## [AIM OF THE EXERCISE]
Skip all pictures. Write out the data below from its first line through the line that contains "(yLow) at (0,870);".

++++ DATA EXTRACT ++++

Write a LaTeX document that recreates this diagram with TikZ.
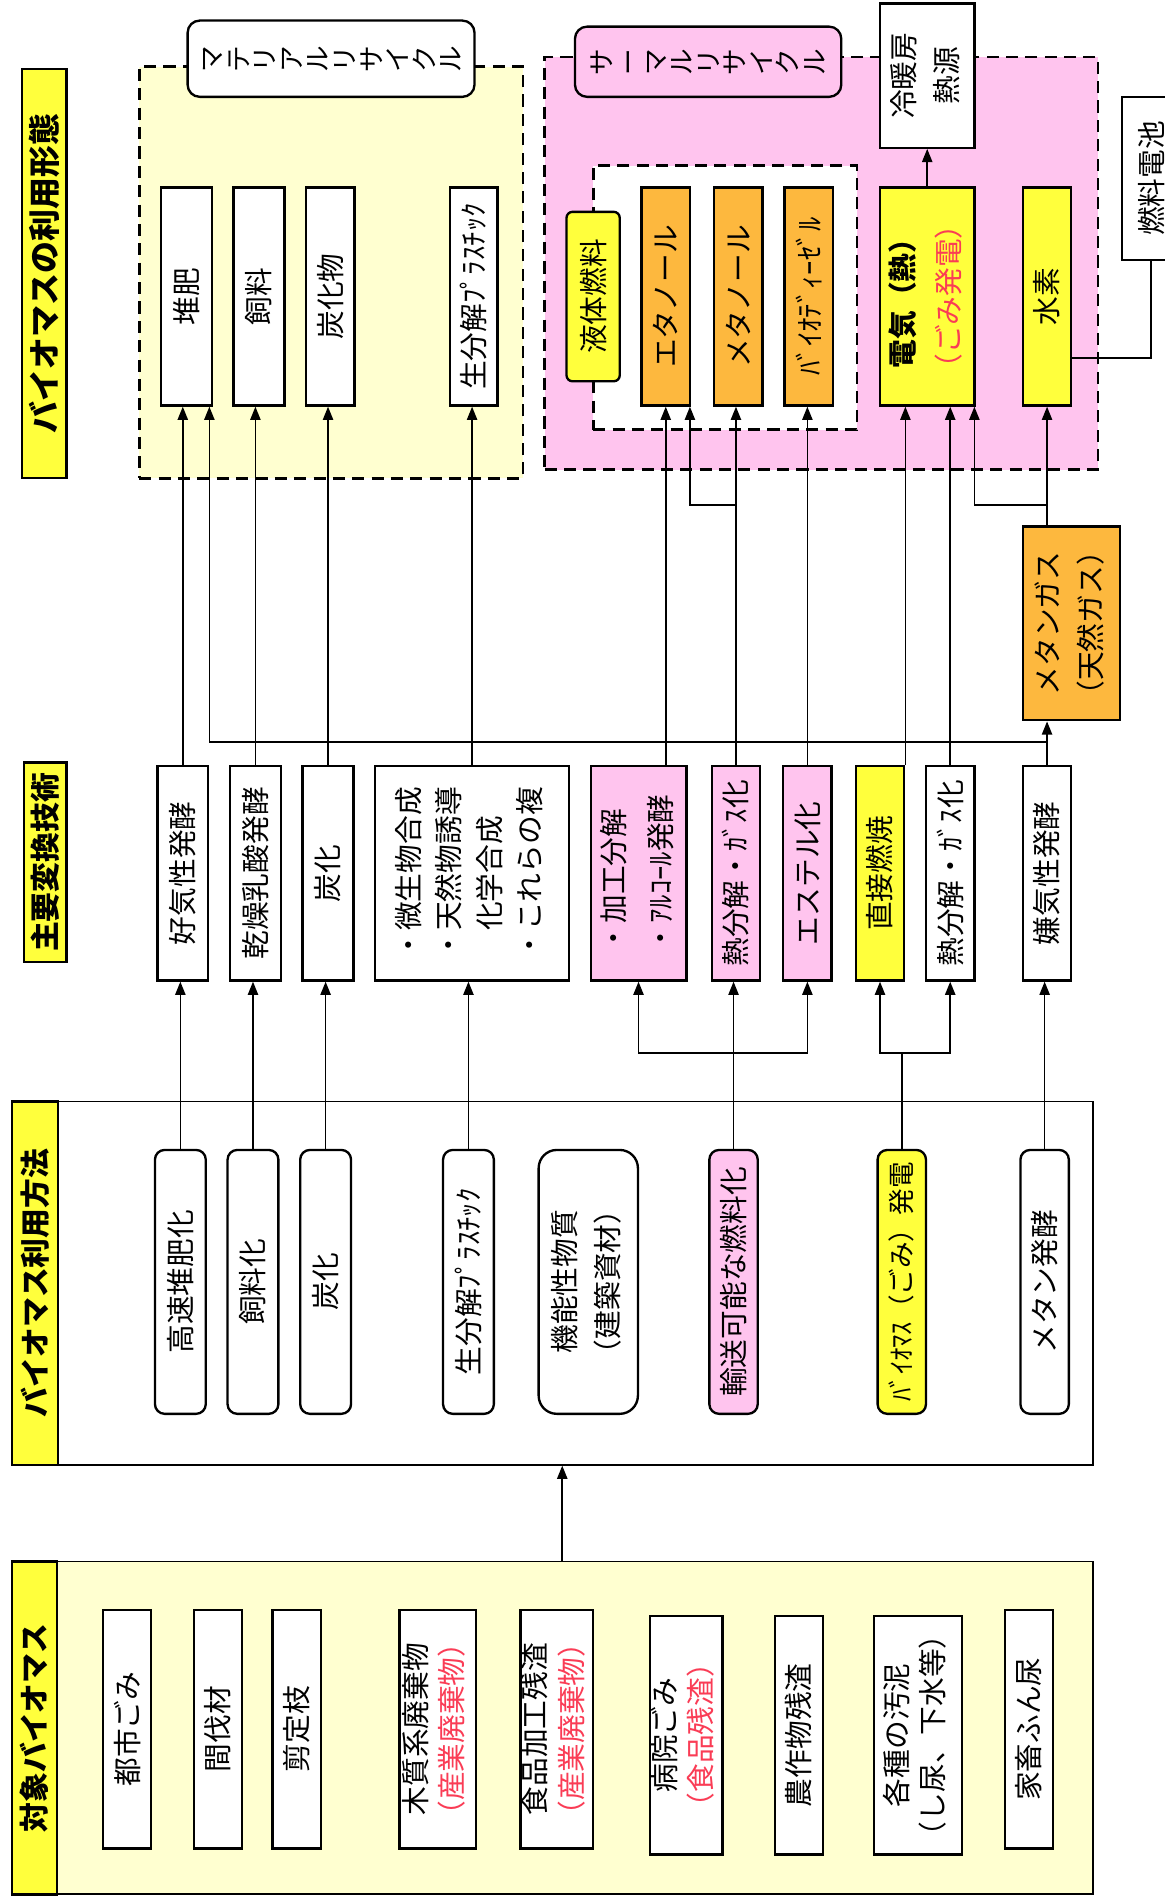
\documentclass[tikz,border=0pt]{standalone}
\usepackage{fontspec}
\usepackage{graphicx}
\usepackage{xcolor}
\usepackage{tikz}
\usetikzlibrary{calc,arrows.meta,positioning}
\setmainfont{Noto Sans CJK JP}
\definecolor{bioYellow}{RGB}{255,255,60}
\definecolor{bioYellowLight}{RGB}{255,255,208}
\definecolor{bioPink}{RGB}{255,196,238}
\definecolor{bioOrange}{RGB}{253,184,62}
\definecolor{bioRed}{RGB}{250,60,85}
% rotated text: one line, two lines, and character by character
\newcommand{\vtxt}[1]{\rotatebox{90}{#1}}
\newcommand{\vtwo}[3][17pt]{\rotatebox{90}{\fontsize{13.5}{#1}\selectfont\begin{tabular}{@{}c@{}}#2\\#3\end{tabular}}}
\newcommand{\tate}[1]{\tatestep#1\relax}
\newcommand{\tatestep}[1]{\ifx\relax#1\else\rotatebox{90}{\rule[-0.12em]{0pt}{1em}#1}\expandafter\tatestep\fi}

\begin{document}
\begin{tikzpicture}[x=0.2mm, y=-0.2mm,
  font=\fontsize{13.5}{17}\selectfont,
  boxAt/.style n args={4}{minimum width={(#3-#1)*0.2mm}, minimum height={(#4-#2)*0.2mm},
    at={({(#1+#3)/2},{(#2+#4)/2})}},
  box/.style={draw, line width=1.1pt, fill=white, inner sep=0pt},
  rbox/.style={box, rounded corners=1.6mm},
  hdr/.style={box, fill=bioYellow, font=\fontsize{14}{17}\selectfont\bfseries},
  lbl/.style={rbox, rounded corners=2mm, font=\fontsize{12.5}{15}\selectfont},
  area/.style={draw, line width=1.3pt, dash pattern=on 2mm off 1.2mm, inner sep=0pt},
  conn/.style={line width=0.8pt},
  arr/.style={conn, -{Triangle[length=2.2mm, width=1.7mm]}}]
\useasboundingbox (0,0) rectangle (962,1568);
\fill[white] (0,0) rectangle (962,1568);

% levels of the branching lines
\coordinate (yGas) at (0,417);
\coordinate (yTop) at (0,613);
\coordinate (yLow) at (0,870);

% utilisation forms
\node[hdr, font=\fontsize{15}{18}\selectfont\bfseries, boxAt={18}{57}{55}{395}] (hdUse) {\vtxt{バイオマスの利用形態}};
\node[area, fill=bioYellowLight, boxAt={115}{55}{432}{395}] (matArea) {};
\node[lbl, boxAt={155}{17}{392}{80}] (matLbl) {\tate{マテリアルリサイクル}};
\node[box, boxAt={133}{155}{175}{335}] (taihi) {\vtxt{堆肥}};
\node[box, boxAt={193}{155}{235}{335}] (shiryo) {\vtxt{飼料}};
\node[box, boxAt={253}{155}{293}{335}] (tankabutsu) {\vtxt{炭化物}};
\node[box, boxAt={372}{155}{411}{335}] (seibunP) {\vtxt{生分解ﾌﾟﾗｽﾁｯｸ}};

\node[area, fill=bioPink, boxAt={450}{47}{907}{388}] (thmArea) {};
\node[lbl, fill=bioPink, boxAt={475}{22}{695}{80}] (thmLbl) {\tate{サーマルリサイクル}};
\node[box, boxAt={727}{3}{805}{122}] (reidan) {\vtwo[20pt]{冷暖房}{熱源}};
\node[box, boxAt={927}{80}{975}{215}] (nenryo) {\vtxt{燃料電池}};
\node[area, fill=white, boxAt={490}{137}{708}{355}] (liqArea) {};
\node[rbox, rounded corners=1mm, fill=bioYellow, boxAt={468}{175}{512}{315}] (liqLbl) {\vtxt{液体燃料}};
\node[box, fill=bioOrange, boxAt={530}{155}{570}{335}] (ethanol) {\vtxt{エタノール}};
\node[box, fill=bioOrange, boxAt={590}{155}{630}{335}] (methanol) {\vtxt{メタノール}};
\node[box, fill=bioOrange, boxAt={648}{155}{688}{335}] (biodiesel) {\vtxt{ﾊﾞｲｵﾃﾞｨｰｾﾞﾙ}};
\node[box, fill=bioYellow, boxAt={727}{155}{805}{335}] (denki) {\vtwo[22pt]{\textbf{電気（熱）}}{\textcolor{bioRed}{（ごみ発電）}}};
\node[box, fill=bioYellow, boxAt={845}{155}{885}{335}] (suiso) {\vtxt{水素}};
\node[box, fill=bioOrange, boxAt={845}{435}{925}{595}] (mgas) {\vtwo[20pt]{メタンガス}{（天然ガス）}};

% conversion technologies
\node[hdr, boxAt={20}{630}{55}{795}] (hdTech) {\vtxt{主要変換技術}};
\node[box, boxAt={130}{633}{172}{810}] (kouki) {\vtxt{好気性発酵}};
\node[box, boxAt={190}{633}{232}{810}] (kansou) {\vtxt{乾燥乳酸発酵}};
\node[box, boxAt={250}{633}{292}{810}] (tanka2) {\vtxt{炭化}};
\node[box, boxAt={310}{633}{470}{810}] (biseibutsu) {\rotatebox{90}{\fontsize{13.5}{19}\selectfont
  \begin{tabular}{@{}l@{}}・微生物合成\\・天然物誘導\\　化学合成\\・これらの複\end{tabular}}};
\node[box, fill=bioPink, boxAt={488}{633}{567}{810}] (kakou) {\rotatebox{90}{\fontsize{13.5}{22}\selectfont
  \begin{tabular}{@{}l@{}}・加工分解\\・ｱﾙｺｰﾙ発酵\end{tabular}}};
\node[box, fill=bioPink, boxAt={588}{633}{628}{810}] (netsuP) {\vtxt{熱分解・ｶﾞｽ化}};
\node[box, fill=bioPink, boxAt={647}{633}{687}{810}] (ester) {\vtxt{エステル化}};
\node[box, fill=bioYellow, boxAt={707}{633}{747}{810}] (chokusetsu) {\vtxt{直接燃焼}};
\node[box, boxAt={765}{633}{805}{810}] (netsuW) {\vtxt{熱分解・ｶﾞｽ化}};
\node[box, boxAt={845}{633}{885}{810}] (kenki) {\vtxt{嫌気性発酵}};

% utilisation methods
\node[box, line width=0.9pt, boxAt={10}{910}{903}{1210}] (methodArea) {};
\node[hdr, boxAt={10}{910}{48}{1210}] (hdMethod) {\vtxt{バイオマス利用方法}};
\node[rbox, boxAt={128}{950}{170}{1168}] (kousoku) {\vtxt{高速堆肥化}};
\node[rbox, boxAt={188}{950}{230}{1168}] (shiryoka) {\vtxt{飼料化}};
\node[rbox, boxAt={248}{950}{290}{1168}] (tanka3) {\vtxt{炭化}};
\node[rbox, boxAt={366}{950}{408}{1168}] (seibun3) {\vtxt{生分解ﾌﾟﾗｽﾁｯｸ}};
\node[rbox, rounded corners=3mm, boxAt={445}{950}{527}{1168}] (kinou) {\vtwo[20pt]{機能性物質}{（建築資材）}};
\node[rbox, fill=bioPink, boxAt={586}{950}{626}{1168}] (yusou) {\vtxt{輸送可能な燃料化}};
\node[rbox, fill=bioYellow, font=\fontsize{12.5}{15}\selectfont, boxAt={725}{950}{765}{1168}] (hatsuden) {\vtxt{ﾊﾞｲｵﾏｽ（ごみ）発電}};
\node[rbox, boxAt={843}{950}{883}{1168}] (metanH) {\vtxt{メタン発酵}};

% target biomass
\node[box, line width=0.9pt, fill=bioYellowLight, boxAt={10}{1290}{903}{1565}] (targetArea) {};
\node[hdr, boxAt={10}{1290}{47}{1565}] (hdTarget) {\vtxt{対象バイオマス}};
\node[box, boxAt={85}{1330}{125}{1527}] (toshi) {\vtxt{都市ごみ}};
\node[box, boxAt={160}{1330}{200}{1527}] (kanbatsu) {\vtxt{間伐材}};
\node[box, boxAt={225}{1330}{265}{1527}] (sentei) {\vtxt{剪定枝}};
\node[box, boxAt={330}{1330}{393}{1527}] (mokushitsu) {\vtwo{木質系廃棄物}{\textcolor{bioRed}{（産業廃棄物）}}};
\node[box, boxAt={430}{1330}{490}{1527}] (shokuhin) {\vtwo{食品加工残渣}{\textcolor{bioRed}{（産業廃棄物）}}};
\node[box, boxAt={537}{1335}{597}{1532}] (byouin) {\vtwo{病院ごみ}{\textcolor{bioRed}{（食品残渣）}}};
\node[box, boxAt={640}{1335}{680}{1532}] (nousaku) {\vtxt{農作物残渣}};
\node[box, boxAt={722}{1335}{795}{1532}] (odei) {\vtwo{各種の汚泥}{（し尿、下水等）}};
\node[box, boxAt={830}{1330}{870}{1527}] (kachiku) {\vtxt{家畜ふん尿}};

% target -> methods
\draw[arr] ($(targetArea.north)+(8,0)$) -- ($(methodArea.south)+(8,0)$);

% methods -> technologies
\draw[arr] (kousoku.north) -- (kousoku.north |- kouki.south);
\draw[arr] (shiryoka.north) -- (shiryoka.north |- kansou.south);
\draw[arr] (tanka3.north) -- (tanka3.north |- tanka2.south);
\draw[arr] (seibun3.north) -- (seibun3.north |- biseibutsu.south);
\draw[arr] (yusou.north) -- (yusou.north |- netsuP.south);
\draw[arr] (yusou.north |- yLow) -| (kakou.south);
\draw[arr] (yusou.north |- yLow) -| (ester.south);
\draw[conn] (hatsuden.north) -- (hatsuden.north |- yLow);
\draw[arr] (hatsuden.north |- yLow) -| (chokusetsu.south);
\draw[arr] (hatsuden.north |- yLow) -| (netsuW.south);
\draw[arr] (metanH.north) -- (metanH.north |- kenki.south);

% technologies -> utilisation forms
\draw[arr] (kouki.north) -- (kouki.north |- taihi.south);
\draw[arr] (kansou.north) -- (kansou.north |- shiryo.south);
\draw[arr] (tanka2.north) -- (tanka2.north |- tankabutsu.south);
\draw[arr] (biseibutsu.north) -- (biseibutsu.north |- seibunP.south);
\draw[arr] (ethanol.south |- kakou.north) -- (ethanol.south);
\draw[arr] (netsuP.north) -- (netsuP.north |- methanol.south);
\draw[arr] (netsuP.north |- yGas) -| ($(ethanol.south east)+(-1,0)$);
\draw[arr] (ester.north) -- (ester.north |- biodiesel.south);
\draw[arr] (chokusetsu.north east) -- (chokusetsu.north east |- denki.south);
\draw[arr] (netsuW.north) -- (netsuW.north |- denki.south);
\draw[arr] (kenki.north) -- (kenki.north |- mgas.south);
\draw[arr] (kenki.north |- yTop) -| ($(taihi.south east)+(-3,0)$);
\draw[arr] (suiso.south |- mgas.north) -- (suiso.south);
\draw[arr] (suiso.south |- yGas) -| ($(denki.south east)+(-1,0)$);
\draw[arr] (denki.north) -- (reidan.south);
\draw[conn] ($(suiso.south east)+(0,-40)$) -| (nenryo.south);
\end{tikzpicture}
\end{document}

++++

## [SOLUTION]
Write a LaTeX document that recreates this diagram with TikZ.
\documentclass[tikz,border=0pt]{standalone}
\usepackage{fontspec}
\usepackage{graphicx}
\usepackage{xcolor}
\usepackage{tikz}
\usetikzlibrary{calc,arrows.meta,positioning}
\setmainfont{Noto Sans CJK JP}
\definecolor{bioYellow}{RGB}{255,255,60}
\definecolor{bioYellowLight}{RGB}{255,255,208}
\definecolor{bioPink}{RGB}{255,196,238}
\definecolor{bioOrange}{RGB}{253,184,62}
\definecolor{bioRed}{RGB}{250,60,85}
% rotated text: one line, two lines, and character by character
\newcommand{\vtxt}[1]{\rotatebox{90}{#1}}
\newcommand{\vtwo}[3][17pt]{\rotatebox{90}{\fontsize{13.5}{#1}\selectfont\begin{tabular}{@{}c@{}}#2\\#3\end{tabular}}}
\newcommand{\tate}[1]{\tatestep#1\relax}
\newcommand{\tatestep}[1]{\ifx\relax#1\else\rotatebox{90}{\rule[-0.12em]{0pt}{1em}#1}\expandafter\tatestep\fi}

\begin{document}
\begin{tikzpicture}[x=0.2mm, y=-0.2mm,
  font=\fontsize{13.5}{17}\selectfont,
  boxAt/.style n args={4}{minimum width={(#3-#1)*0.2mm}, minimum height={(#4-#2)*0.2mm},
    at={({(#1+#3)/2},{(#2+#4)/2})}},
  box/.style={draw, line width=1.1pt, fill=white, inner sep=0pt},
  rbox/.style={box, rounded corners=1.6mm},
  hdr/.style={box, fill=bioYellow, font=\fontsize{14}{17}\selectfont\bfseries},
  lbl/.style={rbox, rounded corners=2mm, font=\fontsize{12.5}{15}\selectfont},
  area/.style={draw, line width=1.3pt, dash pattern=on 2mm off 1.2mm, inner sep=0pt},
  conn/.style={line width=0.8pt},
  arr/.style={conn, -{Triangle[length=2.2mm, width=1.7mm]}}]
\useasboundingbox (0,0) rectangle (962,1568);
\fill[white] (0,0) rectangle (962,1568);

% levels of the branching lines
\coordinate (yGas) at (0,417);
\coordinate (yTop) at (0,613);
\coordinate (yLow) at (0,870);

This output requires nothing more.